For you see, it is important that we remember that Jesus was the One who broke the yoke. It was Jesus who set us free. Only Jesus had the faith in God to completely follow the Law and become the sacrifice for us. Now, we need to learn to follow Him with our whole heart.

As the Apostle Paul wrote:

This is what we speak, not in words taught us by human wisdom but in words taught by the Spirit, explaining spiritual realities with Spirit-taught words.

The person without the Spirit does not accept the things that come from the Spirit of God but considers them foolishness, and cannot understand them because they are discerned only through the Spirit.

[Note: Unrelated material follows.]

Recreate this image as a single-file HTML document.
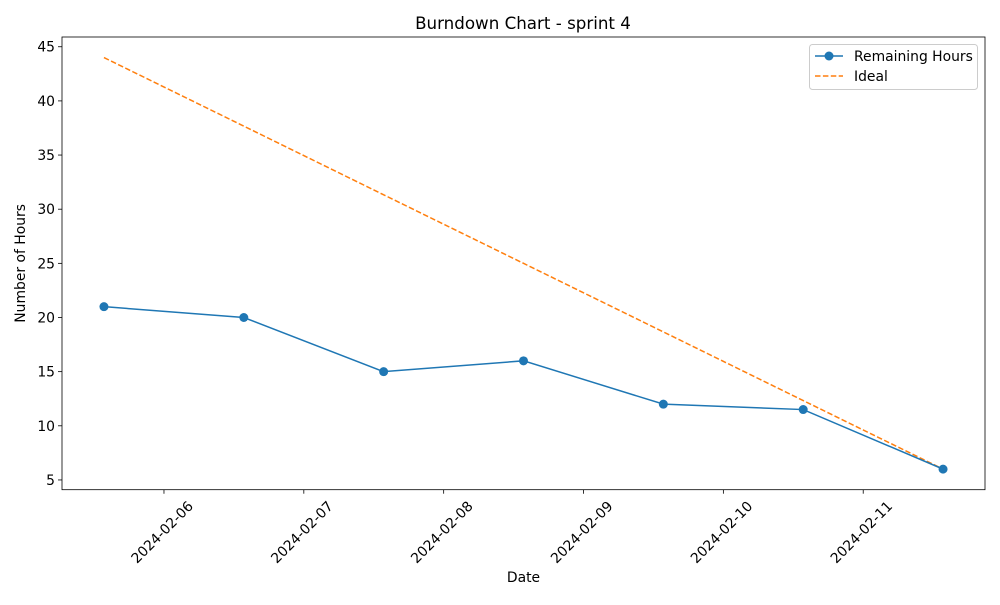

The person with the Spirit makes judgments about all things, but such a person is not subject to merely human judgments,  for, “Who has known the mind of the Lord so as to instruct him?”

But we have the mind of Christ.

We have the mind of Christ, God who walked on this earth, given to us by the Holy Spirit we received at baptism. Let us listen to what the Spirit has spoken. Let us do what Christ directs us through the Word of God and the gentle whisper of the Holy Spirit. Let us learn to do good each minute in each situation rather than blindly follow the Law.